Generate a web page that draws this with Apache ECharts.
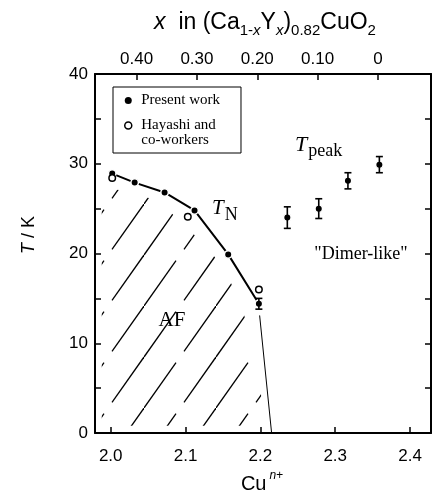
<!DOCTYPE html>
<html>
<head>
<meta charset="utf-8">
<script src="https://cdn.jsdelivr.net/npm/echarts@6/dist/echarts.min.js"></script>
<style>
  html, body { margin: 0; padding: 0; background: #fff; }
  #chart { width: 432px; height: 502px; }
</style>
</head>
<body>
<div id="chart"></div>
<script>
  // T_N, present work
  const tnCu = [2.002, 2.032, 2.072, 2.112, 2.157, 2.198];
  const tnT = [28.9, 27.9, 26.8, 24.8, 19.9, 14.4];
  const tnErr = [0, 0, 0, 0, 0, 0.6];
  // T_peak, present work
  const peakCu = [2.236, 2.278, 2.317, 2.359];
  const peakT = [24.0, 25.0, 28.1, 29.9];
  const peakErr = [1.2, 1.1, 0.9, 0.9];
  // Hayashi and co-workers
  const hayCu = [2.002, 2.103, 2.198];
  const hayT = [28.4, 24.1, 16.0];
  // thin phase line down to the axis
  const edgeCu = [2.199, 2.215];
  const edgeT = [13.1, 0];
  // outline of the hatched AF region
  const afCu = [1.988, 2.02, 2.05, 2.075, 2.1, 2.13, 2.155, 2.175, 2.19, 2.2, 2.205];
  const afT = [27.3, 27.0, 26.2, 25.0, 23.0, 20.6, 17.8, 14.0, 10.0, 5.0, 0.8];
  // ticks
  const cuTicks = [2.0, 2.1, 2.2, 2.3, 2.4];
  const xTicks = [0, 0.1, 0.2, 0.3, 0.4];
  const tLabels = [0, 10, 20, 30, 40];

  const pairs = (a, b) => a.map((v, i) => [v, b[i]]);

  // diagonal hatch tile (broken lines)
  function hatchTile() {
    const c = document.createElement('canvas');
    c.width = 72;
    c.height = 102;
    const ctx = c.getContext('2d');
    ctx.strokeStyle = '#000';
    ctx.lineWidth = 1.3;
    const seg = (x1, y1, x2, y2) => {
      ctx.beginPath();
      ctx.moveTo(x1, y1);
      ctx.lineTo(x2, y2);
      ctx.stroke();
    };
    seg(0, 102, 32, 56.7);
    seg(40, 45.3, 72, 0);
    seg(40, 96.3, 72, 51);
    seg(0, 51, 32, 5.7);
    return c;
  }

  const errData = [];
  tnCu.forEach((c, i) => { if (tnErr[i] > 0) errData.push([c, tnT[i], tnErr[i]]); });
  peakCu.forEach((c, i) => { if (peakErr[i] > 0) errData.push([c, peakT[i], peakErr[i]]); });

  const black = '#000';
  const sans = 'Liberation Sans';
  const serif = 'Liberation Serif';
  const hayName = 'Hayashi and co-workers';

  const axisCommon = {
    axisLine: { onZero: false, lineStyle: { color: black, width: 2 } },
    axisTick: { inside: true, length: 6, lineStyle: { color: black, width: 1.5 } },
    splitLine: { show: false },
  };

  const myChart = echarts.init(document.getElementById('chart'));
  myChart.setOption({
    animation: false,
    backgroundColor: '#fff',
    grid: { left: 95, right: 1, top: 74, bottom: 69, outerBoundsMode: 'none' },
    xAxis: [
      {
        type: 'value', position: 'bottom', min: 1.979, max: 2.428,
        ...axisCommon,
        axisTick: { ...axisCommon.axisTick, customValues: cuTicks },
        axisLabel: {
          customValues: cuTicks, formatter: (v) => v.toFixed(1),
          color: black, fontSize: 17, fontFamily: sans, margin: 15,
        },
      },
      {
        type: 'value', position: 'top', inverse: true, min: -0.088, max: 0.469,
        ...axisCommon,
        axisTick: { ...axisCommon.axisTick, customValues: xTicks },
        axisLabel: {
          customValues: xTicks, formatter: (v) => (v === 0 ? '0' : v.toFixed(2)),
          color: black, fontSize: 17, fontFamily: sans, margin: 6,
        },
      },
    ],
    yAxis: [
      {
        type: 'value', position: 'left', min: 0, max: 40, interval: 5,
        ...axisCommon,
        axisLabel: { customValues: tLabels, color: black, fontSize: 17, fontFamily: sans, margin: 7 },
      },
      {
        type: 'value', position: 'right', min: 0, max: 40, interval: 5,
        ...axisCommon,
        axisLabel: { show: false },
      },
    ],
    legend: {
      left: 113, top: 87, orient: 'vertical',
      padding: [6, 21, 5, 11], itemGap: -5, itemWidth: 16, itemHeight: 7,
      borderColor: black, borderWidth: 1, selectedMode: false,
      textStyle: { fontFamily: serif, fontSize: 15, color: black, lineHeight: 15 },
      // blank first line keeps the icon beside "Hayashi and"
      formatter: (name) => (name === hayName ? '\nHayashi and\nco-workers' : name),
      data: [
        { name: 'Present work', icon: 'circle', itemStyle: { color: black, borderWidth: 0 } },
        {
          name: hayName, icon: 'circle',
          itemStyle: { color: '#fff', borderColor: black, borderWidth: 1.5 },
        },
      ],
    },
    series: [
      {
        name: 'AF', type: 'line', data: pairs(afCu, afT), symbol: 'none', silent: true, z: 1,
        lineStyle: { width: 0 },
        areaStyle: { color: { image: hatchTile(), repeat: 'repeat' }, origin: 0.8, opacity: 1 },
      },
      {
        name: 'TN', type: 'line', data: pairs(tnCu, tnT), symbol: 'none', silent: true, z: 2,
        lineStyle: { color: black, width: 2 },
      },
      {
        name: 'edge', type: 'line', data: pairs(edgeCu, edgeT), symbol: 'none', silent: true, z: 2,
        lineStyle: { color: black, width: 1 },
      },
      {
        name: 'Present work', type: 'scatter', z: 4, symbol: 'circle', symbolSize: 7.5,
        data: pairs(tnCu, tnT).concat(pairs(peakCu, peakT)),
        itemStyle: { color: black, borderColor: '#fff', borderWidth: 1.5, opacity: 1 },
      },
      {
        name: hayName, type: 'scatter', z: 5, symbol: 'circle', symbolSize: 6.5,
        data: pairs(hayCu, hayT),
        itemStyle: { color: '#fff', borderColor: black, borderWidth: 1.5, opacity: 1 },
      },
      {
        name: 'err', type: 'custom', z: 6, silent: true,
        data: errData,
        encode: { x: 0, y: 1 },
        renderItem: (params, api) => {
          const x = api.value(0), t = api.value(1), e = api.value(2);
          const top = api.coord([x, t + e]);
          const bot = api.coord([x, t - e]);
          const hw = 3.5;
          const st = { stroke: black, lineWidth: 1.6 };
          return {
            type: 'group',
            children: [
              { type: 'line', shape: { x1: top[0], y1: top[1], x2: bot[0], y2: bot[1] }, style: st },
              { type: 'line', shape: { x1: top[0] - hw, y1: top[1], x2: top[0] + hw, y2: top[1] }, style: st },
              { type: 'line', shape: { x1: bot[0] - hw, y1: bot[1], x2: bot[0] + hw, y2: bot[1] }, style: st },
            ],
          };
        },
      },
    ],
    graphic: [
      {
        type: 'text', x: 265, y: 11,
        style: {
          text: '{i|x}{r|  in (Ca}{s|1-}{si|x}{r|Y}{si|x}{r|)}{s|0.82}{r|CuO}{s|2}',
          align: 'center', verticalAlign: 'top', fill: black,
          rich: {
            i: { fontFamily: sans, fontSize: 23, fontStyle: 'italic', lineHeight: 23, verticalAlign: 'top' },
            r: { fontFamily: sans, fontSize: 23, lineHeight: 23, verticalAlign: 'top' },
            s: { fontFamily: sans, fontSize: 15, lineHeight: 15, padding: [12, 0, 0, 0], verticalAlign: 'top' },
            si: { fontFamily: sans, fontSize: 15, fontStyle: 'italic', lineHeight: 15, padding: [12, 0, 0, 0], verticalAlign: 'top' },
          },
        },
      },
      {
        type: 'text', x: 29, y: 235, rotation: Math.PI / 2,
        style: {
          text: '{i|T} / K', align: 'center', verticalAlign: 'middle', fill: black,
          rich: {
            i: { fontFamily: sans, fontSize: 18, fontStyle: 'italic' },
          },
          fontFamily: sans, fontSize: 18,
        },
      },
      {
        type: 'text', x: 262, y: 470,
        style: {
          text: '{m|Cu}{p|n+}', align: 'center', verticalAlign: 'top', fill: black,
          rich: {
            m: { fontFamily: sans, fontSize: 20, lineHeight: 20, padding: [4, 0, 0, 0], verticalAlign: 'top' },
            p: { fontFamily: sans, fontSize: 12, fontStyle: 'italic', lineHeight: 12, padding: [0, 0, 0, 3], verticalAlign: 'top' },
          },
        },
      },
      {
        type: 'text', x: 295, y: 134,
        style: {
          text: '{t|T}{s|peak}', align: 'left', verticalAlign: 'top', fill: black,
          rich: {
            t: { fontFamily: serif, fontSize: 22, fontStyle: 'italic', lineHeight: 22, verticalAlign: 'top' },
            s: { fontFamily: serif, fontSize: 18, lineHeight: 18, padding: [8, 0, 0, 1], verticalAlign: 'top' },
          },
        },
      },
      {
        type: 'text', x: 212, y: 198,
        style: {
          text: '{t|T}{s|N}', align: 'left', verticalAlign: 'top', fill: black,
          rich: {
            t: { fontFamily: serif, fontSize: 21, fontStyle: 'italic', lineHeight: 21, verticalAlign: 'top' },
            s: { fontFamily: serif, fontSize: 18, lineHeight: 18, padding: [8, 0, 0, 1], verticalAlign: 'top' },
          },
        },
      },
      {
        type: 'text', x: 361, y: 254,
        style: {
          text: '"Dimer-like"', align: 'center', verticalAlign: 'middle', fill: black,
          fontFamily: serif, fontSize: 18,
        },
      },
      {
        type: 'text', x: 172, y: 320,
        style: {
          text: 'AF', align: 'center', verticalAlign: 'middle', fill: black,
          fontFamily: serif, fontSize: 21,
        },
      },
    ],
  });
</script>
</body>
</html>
# # #
Each line from the top of the material through the line containing "const tLabels = [0, 10, 20, 30, 40];" should be reproduced exactly; please drop any images.

* _Written reply_
Generate a web page that draws this with Apache ECharts.
<!DOCTYPE html>
<html>
<head>
<meta charset="utf-8">
<script src="https://cdn.jsdelivr.net/npm/echarts@6/dist/echarts.min.js"></script>
<style>
  html, body { margin: 0; padding: 0; background: #fff; }
  #chart { width: 432px; height: 502px; }
</style>
</head>
<body>
<div id="chart"></div>
<script>
  // T_N, present work
  const tnCu = [2.002, 2.032, 2.072, 2.112, 2.157, 2.198];
  const tnT = [28.9, 27.9, 26.8, 24.8, 19.9, 14.4];
  const tnErr = [0, 0, 0, 0, 0, 0.6];
  // T_peak, present work
  const peakCu = [2.236, 2.278, 2.317, 2.359];
  const peakT = [24.0, 25.0, 28.1, 29.9];
  const peakErr = [1.2, 1.1, 0.9, 0.9];
  // Hayashi and co-workers
  const hayCu = [2.002, 2.103, 2.198];
  const hayT = [28.4, 24.1, 16.0];
  // thin phase line down to the axis
  const edgeCu = [2.199, 2.215];
  const edgeT = [13.1, 0];
  // outline of the hatched AF region
  const afCu = [1.988, 2.02, 2.05, 2.075, 2.1, 2.13, 2.155, 2.175, 2.19, 2.2, 2.205];
  const afT = [27.3, 27.0, 26.2, 25.0, 23.0, 20.6, 17.8, 14.0, 10.0, 5.0, 0.8];
  // ticks
  const cuTicks = [2.0, 2.1, 2.2, 2.3, 2.4];
  const xTicks = [0, 0.1, 0.2, 0.3, 0.4];
  const tLabels = [0, 10, 20, 30, 40];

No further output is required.